Redmond youngster Matthew Schramm took a recent Chocolate 101 class at Dawn’s Candy and Cake and used the opportunity to fashion favors for his closest friends.
“I’m making spiders for my Spiderman birthday party,” he said as his mother, Katie, watched over him.
Using a plastic bottle filled with molten chocolate, he squirted red chocolate for the bodies and blue chocolate for the legs before popping the mold in the freezer.
Wait, wait, we know what you’re thinking.
Blue chocolate? Red?
Colored chocolate, of course, is simply dyed white chocolate, which lacks cocoa, but is otherwise similar to regular chocolate.
In this particular case, Schramm and his classmates made their treats with compound chocolate.
Compound chocolate — also known as beginner’s chocolate, melting chocolate, bark or confectioner’s coating — comes in white, milk, dark and dyed varieties.
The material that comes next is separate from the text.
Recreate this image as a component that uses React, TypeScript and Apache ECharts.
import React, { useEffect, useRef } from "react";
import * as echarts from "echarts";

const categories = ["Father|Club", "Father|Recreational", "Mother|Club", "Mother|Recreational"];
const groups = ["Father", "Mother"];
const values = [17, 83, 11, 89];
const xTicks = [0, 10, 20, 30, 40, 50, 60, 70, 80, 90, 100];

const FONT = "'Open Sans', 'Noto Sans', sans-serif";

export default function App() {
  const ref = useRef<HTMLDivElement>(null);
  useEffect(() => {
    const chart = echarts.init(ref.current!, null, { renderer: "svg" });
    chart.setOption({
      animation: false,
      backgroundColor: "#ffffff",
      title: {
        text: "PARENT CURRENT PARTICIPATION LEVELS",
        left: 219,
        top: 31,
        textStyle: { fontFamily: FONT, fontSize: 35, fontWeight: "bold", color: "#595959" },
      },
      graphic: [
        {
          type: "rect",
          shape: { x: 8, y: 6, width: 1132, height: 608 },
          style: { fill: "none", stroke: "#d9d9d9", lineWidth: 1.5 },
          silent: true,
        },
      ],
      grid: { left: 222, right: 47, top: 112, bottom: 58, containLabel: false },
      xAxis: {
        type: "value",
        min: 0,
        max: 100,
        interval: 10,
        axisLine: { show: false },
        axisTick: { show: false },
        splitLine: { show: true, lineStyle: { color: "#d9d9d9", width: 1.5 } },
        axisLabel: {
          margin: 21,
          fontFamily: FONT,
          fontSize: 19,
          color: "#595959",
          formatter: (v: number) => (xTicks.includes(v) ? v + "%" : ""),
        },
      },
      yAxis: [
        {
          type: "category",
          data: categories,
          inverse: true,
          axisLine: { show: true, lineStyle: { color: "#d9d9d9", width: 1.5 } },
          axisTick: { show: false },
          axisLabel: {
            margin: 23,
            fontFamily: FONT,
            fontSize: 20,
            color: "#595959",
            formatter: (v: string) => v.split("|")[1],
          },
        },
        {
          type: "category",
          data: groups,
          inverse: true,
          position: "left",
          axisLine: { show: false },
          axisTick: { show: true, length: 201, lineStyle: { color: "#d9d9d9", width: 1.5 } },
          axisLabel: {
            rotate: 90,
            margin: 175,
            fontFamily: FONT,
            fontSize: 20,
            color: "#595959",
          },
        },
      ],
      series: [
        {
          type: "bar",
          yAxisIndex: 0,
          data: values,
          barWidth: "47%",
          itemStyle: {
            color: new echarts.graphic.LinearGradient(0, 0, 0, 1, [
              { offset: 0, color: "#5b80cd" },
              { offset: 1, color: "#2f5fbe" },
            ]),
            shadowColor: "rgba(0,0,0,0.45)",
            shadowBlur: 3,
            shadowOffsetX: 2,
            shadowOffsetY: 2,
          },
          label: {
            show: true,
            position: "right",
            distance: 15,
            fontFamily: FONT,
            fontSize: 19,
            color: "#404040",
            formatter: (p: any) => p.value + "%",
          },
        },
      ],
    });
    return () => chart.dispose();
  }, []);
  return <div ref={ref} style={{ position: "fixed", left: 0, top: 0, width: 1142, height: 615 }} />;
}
It is less expensive and easier to use than real chocolate because it doesn’t require tempering.
Tempering — a complicated process of melting, cooling and warming chocolate — is typically required when working with regular chocolate or premium melting chocolate (also known as couverture), both of which contain cocoa butter.
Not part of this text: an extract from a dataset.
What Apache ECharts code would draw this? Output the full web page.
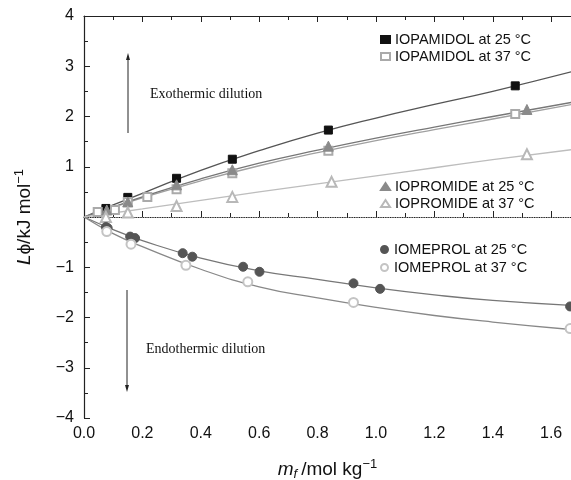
<!DOCTYPE html>
<html>
<head>
<meta charset="utf-8">
<script src="https://cdn.jsdelivr.net/npm/echarts@6/dist/echarts.min.js"></script>
<style>
  html, body { margin: 0; background: #fff; }
  #chart { width: 571px; height: 480px; }
</style>
</head>
<body>
<div id="chart"></div>
<script>
// measured points (mf, Lphi)
const iopamidol25 = [[0.075, 0.17], [0.15, 0.39], [0.317, 0.77], [0.508, 1.15], [0.837, 1.73], [1.477, 2.61]];
const iopamidol37 = [[0.047, 0.10], [0.106, 0.14], [0.15, 0.30], [0.217, 0.40], [0.317, 0.55], [0.508, 0.87], [0.837, 1.32], [1.477, 2.05]];
const iopromide25 = [[0.078, 0.14], [0.15, 0.30], [0.317, 0.64], [0.508, 0.94], [0.837, 1.41], [1.517, 2.14]];
const iopromide37 = [[0.075, 0.0], [0.15, 0.09], [0.317, 0.22], [0.508, 0.40], [0.848, 0.70], [1.517, 1.25]];
const iomeprol25 = [[0.075, -0.20], [0.081, -0.22], [0.158, -0.39], [0.175, -0.42], [0.338, -0.72], [0.371, -0.79],
  [0.545, -0.99], [0.601, -1.09], [0.923, -1.32], [1.014, -1.43], [1.665, -1.78]];
const iomeprol37 = [[0.078, -0.29], [0.161, -0.54], [0.349, -0.96], [0.561, -1.29], [0.923, -1.70], [1.665, -2.22]];

// fitted curves
const curveX = [0, 0.1, 0.2, 0.4, 0.6, 0.8, 1.0, 1.2, 1.4, 1.67];
const fitPam25 = [0, 0.24, 0.47, 0.93, 1.32, 1.67, 1.97, 2.24, 2.50, 2.89];
const fitPam37 = [0, 0.19, 0.38, 0.72, 1.02, 1.28, 1.52, 1.74, 1.95, 2.24];
const fitPro25 = [0, 0.20, 0.40, 0.76, 1.07, 1.33, 1.57, 1.79, 2.00, 2.28];
const fitPro37 = [0, 0.08, 0.16, 0.33, 0.50, 0.66, 0.82, 0.98, 1.14, 1.34];
const fitMep25 = [0, -0.25, -0.47, -0.82, -1.07, -1.24, -1.41, -1.55, -1.66, -1.76];
const fitMep37 = [0, -0.33, -0.59, -1.04, -1.39, -1.61, -1.80, -1.96, -2.09, -2.24];

const font = 'Liberation Sans, Arial, sans-serif';
const chart = echarts.init(document.getElementById('chart'));

function curve(vals, color) {
  return {
    type: 'line', data: curveX.map((x, i) => [x, vals[i]]),
    smooth: true, showSymbol: false, silent: true, z: 2,
    lineStyle: { color: color, width: 1.3 }
  };
}

function points(name, data, symbol, color, size) {
  return {
    name: name, type: 'scatter', data: data, symbol: symbol, symbolSize: size, z: 5,
    itemStyle: { color: color, borderColor: color, borderWidth: 1, opacity: 1 }
  };
}

function legendAt(top, names, gap) {
  return {
    left: 380, top: top, orient: 'vertical', padding: 0, itemGap: gap,
    itemWidth: 9, itemHeight: 7, selectedMode: false, data: names,
    textStyle: { fontFamily: font, fontSize: 14.5, color: '#111', lineHeight: 15 }
  };
}

const axisCommon = {
  min: 0, max: 1.668, interval: 0.2,
  axisLine: { lineStyle: { color: '#222', width: 1.2 } },
  axisTick: { inside: true, length: 6, lineStyle: { color: '#222' } },
  minorTick: { show: true, splitNumber: 2, length: 4, lineStyle: { color: '#222' } },
  splitLine: { show: false }
};

chart.setOption({
  animation: false,
  grid: { left: 84, right: 0, top: 16, bottom: 62, outerBoundsMode: 'none' },
  legend: [
    legendAt(32, ['IOPAMIDOL at 25 °C', 'IOPAMIDOL at 37 °C'], 2),
    legendAt(179, ['IOPROMIDE at 25 °C', 'IOPROMIDE at 37 °C'], 2),
    legendAt(242, ['IOMEPROL at 25 °C', 'IOMEPROL at 37 °C'], 3)
  ],
  xAxis: [
    Object.assign({}, axisCommon, {
      type: 'value', position: 'bottom',
      axisLabel: { fontFamily: font, fontSize: 16, color: '#111', margin: 8, showMaxLabel: false,
        formatter: v => v.toFixed(1) },
      name: '{i|m}{sub|f}/mol kg{sup|−1}', nameLocation: 'middle', nameGap: 40,
      nameTextStyle: {
        fontFamily: font, fontSize: 19, color: '#111',
        rich: {
          i: { fontFamily: font, fontSize: 19, fontStyle: 'italic', color: '#111' },
          sub: { fontFamily: font, fontSize: 13, fontStyle: 'italic', color: '#111', padding: [9, 4, 0, 0] },
          sup: { fontFamily: font, fontSize: 13, color: '#111', padding: [0, 0, 10, 0] }
        }
      }
    }),
    Object.assign({}, axisCommon, {
      type: 'value', position: 'top', axisLabel: { show: false }
    })
  ],
  yAxis: {
    type: 'value', min: -4, max: 4, interval: 1,
    axisLine: { lineStyle: { color: '#222', width: 1.2 } },
    axisTick: { inside: true, length: 6, lineStyle: { color: '#222' } },
    minorTick: { show: true, splitNumber: 2, length: 4, lineStyle: { color: '#222' } },
    splitLine: { show: false },
    axisLabel: {
      fontFamily: font, fontSize: 16, color: '#111', margin: 10,
      formatter: v => (v === 0 ? '' : (v < 0 ? '\u2212' + (-v) : String(v)))
    },
    name: '{i|L}ϕ/kJ mol{sup|−1}', nameLocation: 'middle', nameGap: 48,
    nameTextStyle: {
      fontFamily: font, fontSize: 19, color: '#111',
      rich: {
        i: { fontFamily: font, fontSize: 19, fontStyle: 'italic', color: '#111' },
        sup: { fontFamily: font, fontSize: 13, color: '#111', padding: [0, 0, 10, 0] }
      }
    }
  },
  graphic: [
    { type: 'text', left: 150, top: 87, style: { text: 'Exothermic dilution', font: '14px "Liberation Serif", serif', fill: '#111' } },
    { type: 'text', left: 146, top: 342, style: { text: 'Endothermic dilution', font: '14px "Liberation Serif", serif', fill: '#111' } },
    { type: 'line', shape: { x1: 128, y1: 133, x2: 128, y2: 58 }, style: { stroke: '#222', lineWidth: 1 } },
    { type: 'polygon', shape: { points: [[128, 53], [126, 60], [130, 60]] }, style: { fill: '#222' } },
    { type: 'line', shape: { x1: 127, y1: 290, x2: 127, y2: 387 }, style: { stroke: '#222', lineWidth: 1 } },
    { type: 'polygon', shape: { points: [[127, 392], [125, 385], [129, 385]] }, style: { fill: '#222' } }
  ],
  series: [
    Object.assign(curve([0, 0, 0, 0, 0, 0, 0, 0, 0, 0], 'rgba(0,0,0,0)'), {
      markLine: {
        silent: true, symbol: 'none', label: { show: false },
        lineStyle: { type: 'dotted', color: '#aaa', width: 1.2 },
        data: [{ yAxis: 0 }]
      }
    }),
    curve(fitPam25, '#555'),
    curve(fitPam37, '#a0a0a0'),
    curve(fitPro25, '#777'),
    curve(fitPro37, '#bdbdbd'),
    curve(fitMep25, '#777'),
    curve(fitMep37, '#888'),
    points('IOPAMIDOL at 25 °C', iopamidol25, 'rect', '#111', 8),
    points('IOPAMIDOL at 37 °C', iopamidol37, 'emptyRect', '#aaa', 8),
    points('IOPROMIDE at 25 °C', iopromide25, 'triangle', '#8a8a8a', 10),
    points('IOPROMIDE at 37 °C', iopromide37, 'emptyTriangle', '#b8b8b8', 10),
    points('IOMEPROL at 25 °C', iomeprol25, 'circle', '#555', 9),
    points('IOMEPROL at 37 °C', iomeprol37, 'emptyCircle', '#c4c4c4', 9)
  ]
});
</script>
</body>
</html>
Without proper tempering, cocoa butter crystals can rise to the surface as a dusty beige residue, making the chocolate look old or spoiled, a dreaded state known as bloom.
Compound chocolate is just like regular chocolate except that cocoa butter has been replaced with vegetable oil (typically palm kernel oil) so that beginning dippers and molders can skip the tempering process altogether.
It still tastes like real chocolate and is pretty satisfying, too, but you’ll notice it’s not quite as rich and creamy without that cocoa butter.
Chocolate expert Hermina Ehrlich of Seattle, who teaches regularly at Dawn’s Candy and Cake, recommends compound chocolate for inexperienced candy makers. That’s how she started five years ago.
“I learned how to handle the molds with the compound chocolate and that got me hooked. It’s very creative,” Ehrlich said. “Tempering is another whole layer of technicality and most people really don’t care. If you’re not a science-oriented person, it can be very daunting. It’s like making a souffle.”
When Ehrlich, a landscape architect by trade, doesn’t have time to temper her own chocolate, she adds flavored oils to compound chocolate.
“You could add a little bit of lemon oil,” Ehrlich said. “Orange oil is really good with dark chocolate.”
You can also punch up your compound chocolate bonbons with rich fillings — such as peanut butter, caramel or ganache — and your love ones likely won’t know the difference.
Motes said new candy makers should be wary of cheap chocolate, compound or regular.
“Some of them are awful,” she said of some low-grade compound chocolate. “Some of them taste like wax.”
Motes and her staff have taste-tested nearly every version of beginner’s chocolate, but they ultimately settled on chocolates from Guittard, a California-based chocolatier that produces compound as well as premium chocolate.
Another way to skip tempering is to make chocolates that don’t require perfectly smooth exteriors.
Ehrlich, for example, teaches classes on hand-rolled truffles. Though the ganache fillings are made with melted real chocolate pieces, they are mixed in with heavy cream and flavorings, rolled into a ball and then covered with cocoa powder or nuts (and therefore don’t need to be tempered).
If you’re a true chocolate snob and want to go all out with the richest, creamiest, cocoa-butteriest stuff for all types of candy, you can take tempering classes and open the door to a world of amazing chocolate varieties from the all over the world.
High-end chocolate is sweeping the nation the way gourmet coffee drinks did 10 years ago, said Bill Fredericks, an oceanographer and chocolate expert.
Fredericks, also known as “The Chocolate Man,” lives in Lake Forest Park and teaches classes at Dawn’s Candy and Cake and elsewhere in his spare time.
“Chocolate is becoming the new thing,” Fredericks said. “A lot more people are coming into premium cooking these days.”
Remember, even if your candies don’t end up looking picture perfect, you can always eat them yourself or pretty them up in cute boxes and bags.
“It doesn’t matter if it’s ugly,” Ehrlich said. “It’s still good to eat.”